> [GIVEN TASK]:
Nothing outside the range is to be copied. From the entries below, reproduce exactly the lines starting at the one with "Convert this chart to D3.js code." and ending at the one with "6.54,6.32,6.20,6.00,5.94,5.85,5.63,5.56,5.48];", without pictures.

>> Start MATERIAL PROVIDED

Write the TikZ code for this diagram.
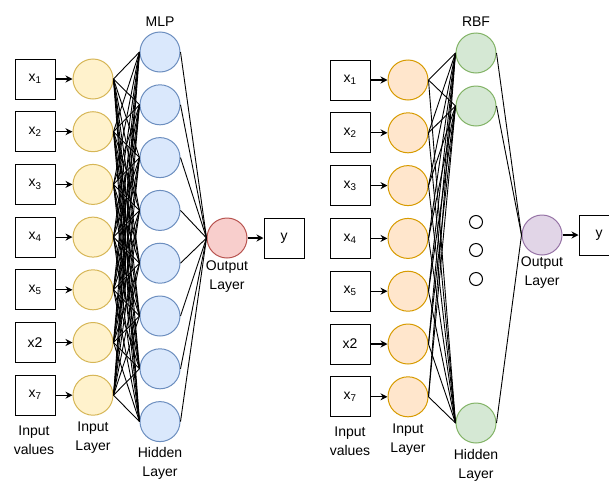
\documentclass[tikz,border=0pt]{standalone}
\usepackage{fontspec}
\setmainfont{Liberation Sans}
\usepackage{tikz}
\usetikzlibrary{arrows.meta, positioning}

\begin{document}
\begin{tikzpicture}[
    x=1pt, y=-1pt,
    every node/.style={font=\fontsize{14}{19}\selectfont},
    valbox/.style={rectangle, draw, line width=1pt, minimum width=40pt, minimum height=40pt, inner sep=0pt},
    neuron/.style={circle, line width=1pt, minimum size=40pt, inner sep=0pt},
    mlpin/.style={neuron, draw={rgb,255:red,214;green,182;blue,86}, fill={rgb,255:red,255;green,242;blue,204}},
    rbfin/.style={neuron, draw={rgb,255:red,215;green,155;blue,0}, fill={rgb,255:red,255;green,230;blue,204}},
    mlphid/.style={neuron, draw={rgb,255:red,108;green,142;blue,191}, fill={rgb,255:red,218;green,232;blue,252}},
    rbfhid/.style={neuron, draw={rgb,255:red,130;green,179;blue,102}, fill={rgb,255:red,213;green,232;blue,212}},
    mlpoutn/.style={neuron, draw={rgb,255:red,184;green,84;blue,80}, fill={rgb,255:red,248;green,206;blue,204}},
    rbfoutn/.style={neuron, draw={rgb,255:red,150;green,115;blue,166}, fill={rgb,255:red,225;green,213;blue,231}},
    dotn/.style={circle, draw, line width=1pt, minimum size=13pt, inner sep=0pt},
    caption/.style={align=center},
    arrow/.style={-{Stealth[length=7pt, width=7pt]}, line width=1.2pt},
    link/.style={line width=0.9pt}
]
    \useasboundingbox (0,0) rectangle (609,482);

    % MLP network
    \node (mlptitle) at (160,22) {MLP};
    \foreach \i/\lbl in {1/x\textsubscript{1}, 2/x\textsubscript{2}, 3/x\textsubscript{3}, 4/x\textsubscript{4}, 5/x\textsubscript{5}, 6/x2, 7/x\textsubscript{7}} {
        \node[valbox] (mlpx\i) at (35, {79+52.7*(\i-1)}) {\lbl};
        \node[mlpin] (mlpin\i) at (93, {79+52.7*(\i-1)}) {};
        \draw[arrow] (mlpx\i.east) -- (mlpin\i.west);
    }
    \foreach \j in {1,...,8}
        \node[mlphid] (mlphid\j) at (160, {52+52.8*(\j-1)}) {};
    \node[mlpoutn] (mlpout) at (227,238) {};
    \node[valbox] (mlpy) at (284,238) {y};

    \foreach \i in {1,...,7}
        \foreach \j in {1,...,8}
            \draw[link] (mlpin\i.east) -- (mlphid\j.west);
    \foreach \j in {1,...,8}
        \draw[link] (mlphid\j.east) -- (mlpout.west);
    \draw[arrow] (mlpout.east) -- (mlpy.west);

    \node[caption] (mlpvalues) at (34,440) {Input\\values};
    \node[caption] (mlpinlabel) at (93,438) {Input\\Layer};
    \node[caption] (mlphidlabel) at (160,463) {Hidden\\Layer};
    \node[caption] (mlpoutlabel) at (227,277) {Output\\Layer};

    % RBF network
    \node (rbftitle) at (476,22) {RBF};
    \foreach \i/\lbl in {1/x\textsubscript{1}, 2/x\textsubscript{2}, 3/x\textsubscript{3}, 4/x\textsubscript{4}, 5/x\textsubscript{5}, 6/x2, 7/x\textsubscript{7}} {
        \node[valbox] (rbfx\i) at (350, {80+52.8*(\i-1)}) {\lbl};
        \node[rbfin] (rbfin\i) at (408, {80+52.8*(\i-1)}) {};
        \draw[arrow] (rbfx\i.east) -- (rbfin\i.west);
    }
    \node[rbfhid] (rbfhid1) at (476,53) {};
    \node[rbfhid] (rbfhid2) at (476,106) {};
    \node[rbfhid] (rbfhid3) at (476,423) {};
    \node[dotn] (rbfdot1) at (476,222) {};
    \node[dotn] (rbfdot2) at (476,250) {};
    \node[dotn] (rbfdot3) at (476,279) {};
    \node[rbfoutn] (rbfout) at (542,235) {};
    \node[valbox] (rbfy) at (599,235) {y};

    \foreach \i in {1,...,7}
        \foreach \j in {1,2,3}
            \draw[link] (rbfin\i.east) -- (rbfhid\j.west);
    \foreach \j in {1,2,3}
        \draw[link] (rbfhid\j.east) -- (rbfout.west);
    \draw[arrow] (rbfout.east) -- (rbfy.west);

    \node[caption] (rbfvalues) at (350,441) {Input\\values};
    \node[caption] (rbfinlabel) at (408,440) {Input\\Layer};
    \node[caption] (rbfhidlabel) at (476,465) {Hidden\\Layer};
    \node[caption] (rbfoutlabel) at (542,273) {Output\\Layer};
\end{tikzpicture}
\end{document}
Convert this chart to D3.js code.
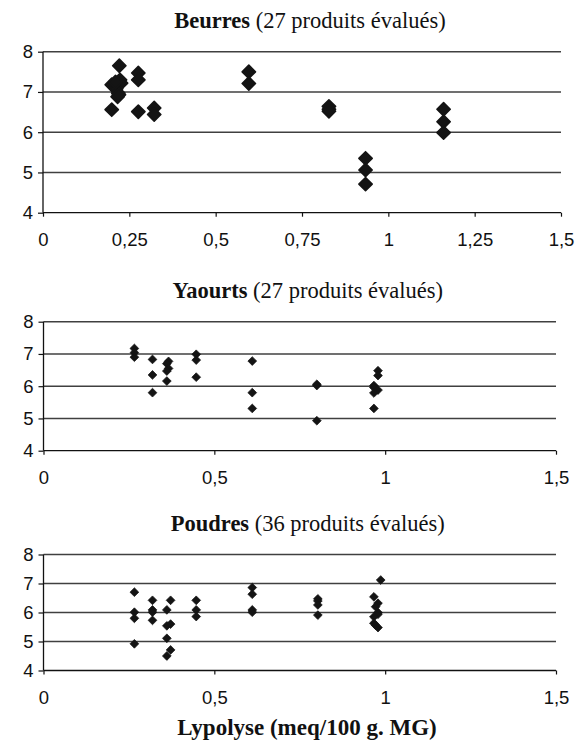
<!DOCTYPE html>
<html><head><meta charset="utf-8">
<script src="https://cdn.jsdelivr.net/npm/d3@7"></script>
<style>body{margin:0;background:#fff}</style>
</head><body>
<script>
// ---- Data ----
const yTicks = [4, 5, 6, 7, 8];
const xTicksBeurres = [0, 0.25, 0.5, 0.75, 1, 1.25, 1.5];
const xTicksOthers = [0, 0.5, 1, 1.5];

const titleBold = ["Beurres", "Yaourts", "Poudres"];
const titleRest = [" (27 produits évalués)", " (27 produits évalués)", " (36 produits évalués)"];
const xAxisTitle = "Lypolyse (meq/100 g. MG)";

const beurresX = [0.221,0.199,0.205,0.223,0.226,0.212,0.218,0.216,0.220,0.210,0.199,
  0.276,0.276,0.276,0.322,0.322,0.596,0.596,0.828,0.828,0.828,0.934,0.934,0.934,1.160,1.160,1.160];
const beurresY = [7.65,7.18,7.15,7.30,7.22,7.08,6.97,6.88,6.93,7.25,6.56,
  7.47,7.30,6.51,6.60,6.44,7.50,7.21,6.64,6.57,6.52,5.35,5.06,4.71,6.57,6.26,5.99];

const yaourtsX = [0.266,0.266,0.266,0.319,0.319,0.319,0.366,0.361,0.366,0.361,0.361,
  0.447,0.447,0.447,0.611,0.611,0.611,0.800,0.800,0.800,0.979,0.979,0.967,0.967,0.979,0.967,0.967];
const yaourtsY = [7.17,7.04,6.90,6.83,6.35,5.80,6.77,6.70,6.55,6.47,6.16,
  6.99,6.81,6.28,6.78,5.80,5.31,6.06,6.02,4.93,6.48,6.33,6.02,5.96,5.88,5.79,5.31];

const poudresX = [0.266,0.266,0.266,0.266,0.319,0.319,0.319,0.319,
  0.361,0.372,0.361,0.372,0.361,0.372,0.361,0.447,0.447,0.447,
  0.611,0.611,0.611,0.611,0.803,0.803,0.803,0.803,0.987,
  0.967,0.979,0.972,0.979,0.979,0.967,0.967,0.972,0.979];
const poudresY = [6.70,6.01,5.80,4.92,6.42,6.09,6.01,5.73,
  6.09,6.42,5.54,5.60,5.11,4.71,4.50,6.42,6.09,5.86,
  6.86,6.63,6.09,6.01,6.47,6.40,6.26,5.91,7.12,
  6.54,6.32,6.20,6.00,5.94,5.85,5.63,5.56,5.48];

// ---- Layout ----
const W = 584, H = 746;
const panels = [
  {xs: beurresX, ys: beurresY, ticks: xTicksBeurres, x0: 43, x1: 561, yTop: 51.7, yBot: 212.7, side: 9.4, stroke: 1.6},
  {xs: yaourtsX, ys: yaourtsY, ticks: xTicksOthers, x0: 43.5, x1: 556, yTop: 321.7, yBot: 450.7, side: 6.2, stroke: 0.7},
  {xs: poudresX, ys: poudresY, ticks: xTicksOthers, x0: 43.5, x1: 556, yTop: 554.5, yBot: 670.5, side: 6.2, stroke: 0.7}
];

const svg = d3.select("body").append("svg").attr("width", W).attr("height", H);
const fmt = d => String(d).replace(".", ",");
const sans = "'Liberation Sans', Arial, sans-serif";
const serif = "'Liberation Serif', 'Times New Roman', serif";

panels.forEach((p, i) => {
  const x = d3.scaleLinear().domain([0, 1.5]).range([p.x0, p.x1]);
  const y = d3.scaleLinear().domain([4, 8]).range([p.yBot, p.yTop]);
  const g = svg.append("g");

  // title
  const t = g.append("text").attr("x", (p.x0 + p.x1) / 2 + 8).attr("y", p.yTop - 24)
    .attr("text-anchor", "middle").attr("font-family", serif).attr("font-size", 22.5).attr("fill", "#111");
  t.append("tspan").attr("font-weight", "bold").text(titleBold[i]);
  t.append("tspan").text(titleRest[i]);

  // gridlines
  g.selectAll("line.grid").data(yTicks.filter(v => v > 4)).join("line")
    .attr("x1", x(0)).attr("x2", x(1.5)).attr("y1", d => y(d)).attr("y2", d => y(d))
    .attr("stroke", "#404040").attr("stroke-width", 1.5);

  // y axis
  const ya = g.append("g").attr("transform", `translate(${x(0)},0)`)
    .call(d3.axisLeft(y).tickValues(yTicks).tickSize(5).tickPadding(5).tickFormat(fmt));
  ya.select(".domain").attr("stroke", "#111").attr("stroke-width", 1.3).attr("d", `M-0,${y(8)}V${y(4)}`);
  ya.selectAll(".tick line").attr("stroke", "#111").attr("stroke-width", 1.2);
  ya.selectAll(".tick text").attr("font-family", sans).attr("font-size", 18.5).attr("fill", "#111");

  // x axis
  const xa = g.append("g").attr("transform", `translate(0,${y(4)})`)
    .call(d3.axisBottom(x).tickValues(p.ticks).tickSize(4).tickPadding(16).tickFormat(fmt));
  xa.select(".domain").attr("stroke", "#111").attr("stroke-width", 1.3).attr("d", `M${x(0)},0H${x(1.5)}`);
  xa.selectAll(".tick line").attr("stroke", "#111").attr("stroke-width", 1.2);
  xa.selectAll(".tick text").attr("font-family", sans).attr("font-size", 18.5).attr("fill", "#111");

  // markers
  const sym = d3.symbol().type(d3.symbolSquare).size(p.side * p.side);
  g.selectAll("path.pt").data(p.xs.map((v, k) => [v, p.ys[k]])).join("path")
    .attr("class", "pt")
    .attr("d", sym)
    .attr("transform", d => `translate(${x(d[0])},${y(d[1])}) rotate(45)`)
    .attr("fill", "#141414").attr("stroke", "#141414")
    .attr("stroke-width", p.stroke).attr("stroke-linejoin", "round");
});

// bottom axis title
svg.append("text").attr("x", 307).attr("y", 735).attr("text-anchor", "middle")
  .attr("font-family", serif).attr("font-size", 23).attr("font-weight", "bold").attr("fill", "#111")
  .text(xAxisTitle);
</script>
</body></html>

>> End MATERIAL PROVIDED

> [TASK ANSWER]:
Convert this chart to D3.js code.
<!DOCTYPE html>
<html><head><meta charset="utf-8">
<script src="https://cdn.jsdelivr.net/npm/d3@7"></script>
<style>body{margin:0;background:#fff}</style>
</head><body>
<script>
// ---- Data ----
const yTicks = [4, 5, 6, 7, 8];
const xTicksBeurres = [0, 0.25, 0.5, 0.75, 1, 1.25, 1.5];
const xTicksOthers = [0, 0.5, 1, 1.5];

const titleBold = ["Beurres", "Yaourts", "Poudres"];
const titleRest = [" (27 produits évalués)", " (27 produits évalués)", " (36 produits évalués)"];
const xAxisTitle = "Lypolyse (meq/100 g. MG)";

const beurresX = [0.221,0.199,0.205,0.223,0.226,0.212,0.218,0.216,0.220,0.210,0.199,
  0.276,0.276,0.276,0.322,0.322,0.596,0.596,0.828,0.828,0.828,0.934,0.934,0.934,1.160,1.160,1.160];
const beurresY = [7.65,7.18,7.15,7.30,7.22,7.08,6.97,6.88,6.93,7.25,6.56,
  7.47,7.30,6.51,6.60,6.44,7.50,7.21,6.64,6.57,6.52,5.35,5.06,4.71,6.57,6.26,5.99];

const yaourtsX = [0.266,0.266,0.266,0.319,0.319,0.319,0.366,0.361,0.366,0.361,0.361,
  0.447,0.447,0.447,0.611,0.611,0.611,0.800,0.800,0.800,0.979,0.979,0.967,0.967,0.979,0.967,0.967];
const yaourtsY = [7.17,7.04,6.90,6.83,6.35,5.80,6.77,6.70,6.55,6.47,6.16,
  6.99,6.81,6.28,6.78,5.80,5.31,6.06,6.02,4.93,6.48,6.33,6.02,5.96,5.88,5.79,5.31];

const poudresX = [0.266,0.266,0.266,0.266,0.319,0.319,0.319,0.319,
  0.361,0.372,0.361,0.372,0.361,0.372,0.361,0.447,0.447,0.447,
  0.611,0.611,0.611,0.611,0.803,0.803,0.803,0.803,0.987,
  0.967,0.979,0.972,0.979,0.979,0.967,0.967,0.972,0.979];
const poudresY = [6.70,6.01,5.80,4.92,6.42,6.09,6.01,5.73,
  6.09,6.42,5.54,5.60,5.11,4.71,4.50,6.42,6.09,5.86,
  6.86,6.63,6.09,6.01,6.47,6.40,6.26,5.91,7.12,
  6.54,6.32,6.20,6.00,5.94,5.85,5.63,5.56,5.48];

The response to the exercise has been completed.